▶ [Dataset rows]:

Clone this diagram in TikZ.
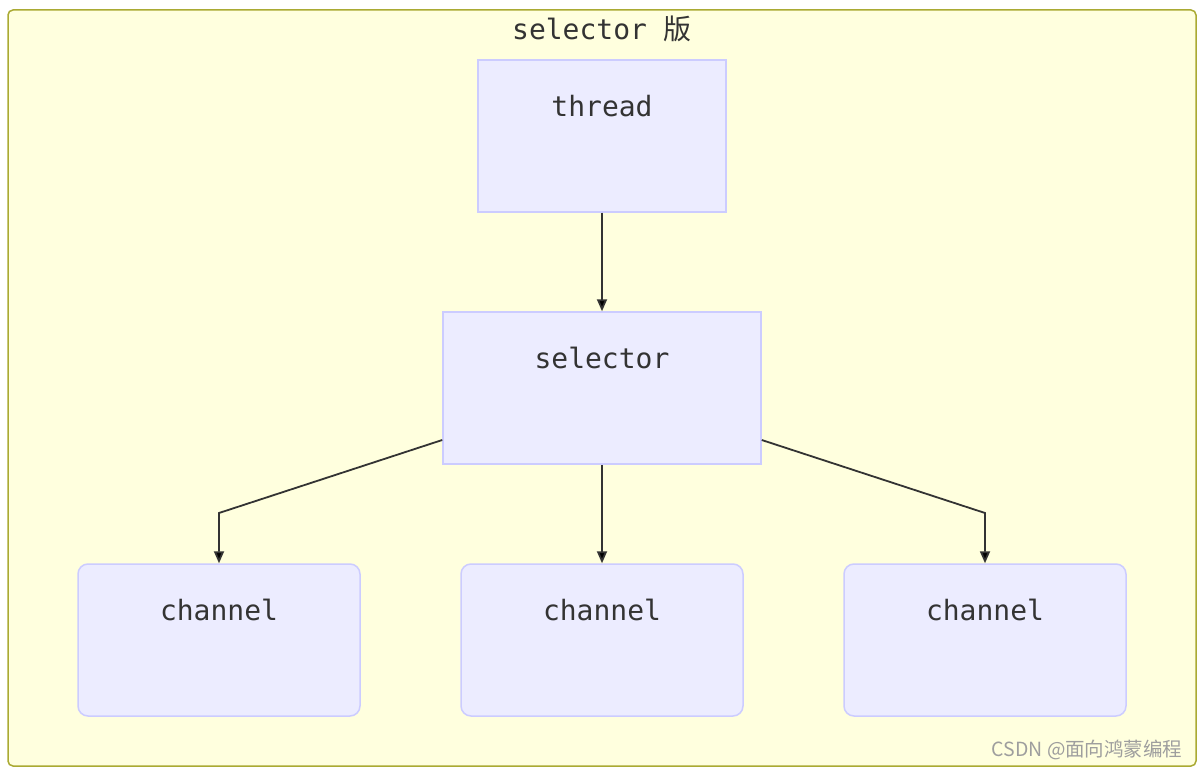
* * *
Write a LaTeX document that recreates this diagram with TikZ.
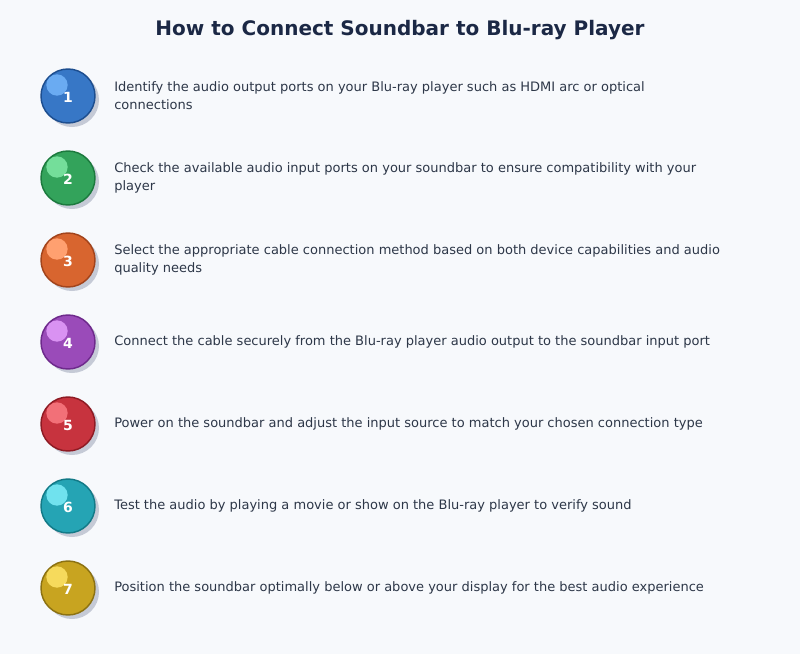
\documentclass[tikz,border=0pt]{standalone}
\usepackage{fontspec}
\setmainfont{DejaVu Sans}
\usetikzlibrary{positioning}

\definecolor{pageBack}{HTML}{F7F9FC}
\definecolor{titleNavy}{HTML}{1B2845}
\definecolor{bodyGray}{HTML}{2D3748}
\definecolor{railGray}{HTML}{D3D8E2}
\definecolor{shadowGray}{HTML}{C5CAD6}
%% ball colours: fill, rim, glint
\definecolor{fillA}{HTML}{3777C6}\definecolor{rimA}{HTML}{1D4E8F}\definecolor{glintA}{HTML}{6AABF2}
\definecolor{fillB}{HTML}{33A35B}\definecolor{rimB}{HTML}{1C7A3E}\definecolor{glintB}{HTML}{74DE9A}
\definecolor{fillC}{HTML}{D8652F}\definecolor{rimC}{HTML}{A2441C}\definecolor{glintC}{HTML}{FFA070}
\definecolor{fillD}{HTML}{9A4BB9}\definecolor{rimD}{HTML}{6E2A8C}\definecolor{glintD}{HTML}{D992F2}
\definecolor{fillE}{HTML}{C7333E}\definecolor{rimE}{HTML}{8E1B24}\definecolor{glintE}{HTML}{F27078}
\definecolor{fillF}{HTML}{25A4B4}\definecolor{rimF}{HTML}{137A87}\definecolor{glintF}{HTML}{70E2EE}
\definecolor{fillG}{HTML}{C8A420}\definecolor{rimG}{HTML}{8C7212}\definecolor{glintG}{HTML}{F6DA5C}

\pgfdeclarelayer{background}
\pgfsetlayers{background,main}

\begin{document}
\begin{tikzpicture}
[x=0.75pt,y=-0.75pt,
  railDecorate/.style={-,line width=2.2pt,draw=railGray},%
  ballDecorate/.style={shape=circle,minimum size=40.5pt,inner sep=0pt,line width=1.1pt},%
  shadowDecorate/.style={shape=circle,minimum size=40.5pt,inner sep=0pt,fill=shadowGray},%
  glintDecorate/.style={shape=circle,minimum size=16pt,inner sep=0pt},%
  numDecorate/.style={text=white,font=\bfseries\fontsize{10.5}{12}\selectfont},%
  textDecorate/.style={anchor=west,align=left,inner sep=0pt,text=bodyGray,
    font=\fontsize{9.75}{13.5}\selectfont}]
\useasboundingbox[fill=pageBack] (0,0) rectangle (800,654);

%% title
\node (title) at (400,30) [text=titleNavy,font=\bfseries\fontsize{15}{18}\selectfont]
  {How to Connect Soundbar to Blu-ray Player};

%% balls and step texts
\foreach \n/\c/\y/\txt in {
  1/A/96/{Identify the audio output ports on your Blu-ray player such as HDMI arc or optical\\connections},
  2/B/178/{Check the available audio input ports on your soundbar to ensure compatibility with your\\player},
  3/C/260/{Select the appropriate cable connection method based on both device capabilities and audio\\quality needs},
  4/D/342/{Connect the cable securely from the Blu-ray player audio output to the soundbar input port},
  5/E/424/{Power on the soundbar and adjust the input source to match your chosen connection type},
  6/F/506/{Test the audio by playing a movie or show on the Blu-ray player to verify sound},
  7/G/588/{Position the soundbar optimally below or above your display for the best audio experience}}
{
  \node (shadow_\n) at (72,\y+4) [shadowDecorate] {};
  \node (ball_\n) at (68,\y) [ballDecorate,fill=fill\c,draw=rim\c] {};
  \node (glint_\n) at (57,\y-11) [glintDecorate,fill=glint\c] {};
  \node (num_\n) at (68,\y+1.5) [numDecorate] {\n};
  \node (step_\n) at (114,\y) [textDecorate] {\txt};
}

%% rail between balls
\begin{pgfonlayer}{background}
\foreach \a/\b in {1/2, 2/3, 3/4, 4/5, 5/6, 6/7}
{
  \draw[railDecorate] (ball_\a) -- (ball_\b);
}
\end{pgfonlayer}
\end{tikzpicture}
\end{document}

▶ [Exercise]: Both the line containing "Write a LaTeX" and the line containing "(0,0) rectangle (800,654);" belong in the copy, along with every line between them. Reproduce that stretch exactly, without the pictures.

▶ [Exercise output]:
Write a LaTeX document that recreates this diagram with TikZ.
\documentclass[tikz,border=0pt]{standalone}
\usepackage{fontspec}
\setmainfont{DejaVu Sans}
\usetikzlibrary{positioning}

\definecolor{pageBack}{HTML}{F7F9FC}
\definecolor{titleNavy}{HTML}{1B2845}
\definecolor{bodyGray}{HTML}{2D3748}
\definecolor{railGray}{HTML}{D3D8E2}
\definecolor{shadowGray}{HTML}{C5CAD6}
%% ball colours: fill, rim, glint
\definecolor{fillA}{HTML}{3777C6}\definecolor{rimA}{HTML}{1D4E8F}\definecolor{glintA}{HTML}{6AABF2}
\definecolor{fillB}{HTML}{33A35B}\definecolor{rimB}{HTML}{1C7A3E}\definecolor{glintB}{HTML}{74DE9A}
\definecolor{fillC}{HTML}{D8652F}\definecolor{rimC}{HTML}{A2441C}\definecolor{glintC}{HTML}{FFA070}
\definecolor{fillD}{HTML}{9A4BB9}\definecolor{rimD}{HTML}{6E2A8C}\definecolor{glintD}{HTML}{D992F2}
\definecolor{fillE}{HTML}{C7333E}\definecolor{rimE}{HTML}{8E1B24}\definecolor{glintE}{HTML}{F27078}
\definecolor{fillF}{HTML}{25A4B4}\definecolor{rimF}{HTML}{137A87}\definecolor{glintF}{HTML}{70E2EE}
\definecolor{fillG}{HTML}{C8A420}\definecolor{rimG}{HTML}{8C7212}\definecolor{glintG}{HTML}{F6DA5C}

\pgfdeclarelayer{background}
\pgfsetlayers{background,main}

\begin{document}
\begin{tikzpicture}
[x=0.75pt,y=-0.75pt,
  railDecorate/.style={-,line width=2.2pt,draw=railGray},%
  ballDecorate/.style={shape=circle,minimum size=40.5pt,inner sep=0pt,line width=1.1pt},%
  shadowDecorate/.style={shape=circle,minimum size=40.5pt,inner sep=0pt,fill=shadowGray},%
  glintDecorate/.style={shape=circle,minimum size=16pt,inner sep=0pt},%
  numDecorate/.style={text=white,font=\bfseries\fontsize{10.5}{12}\selectfont},%
  textDecorate/.style={anchor=west,align=left,inner sep=0pt,text=bodyGray,
    font=\fontsize{9.75}{13.5}\selectfont}]
\useasboundingbox[fill=pageBack] (0,0) rectangle (800,654);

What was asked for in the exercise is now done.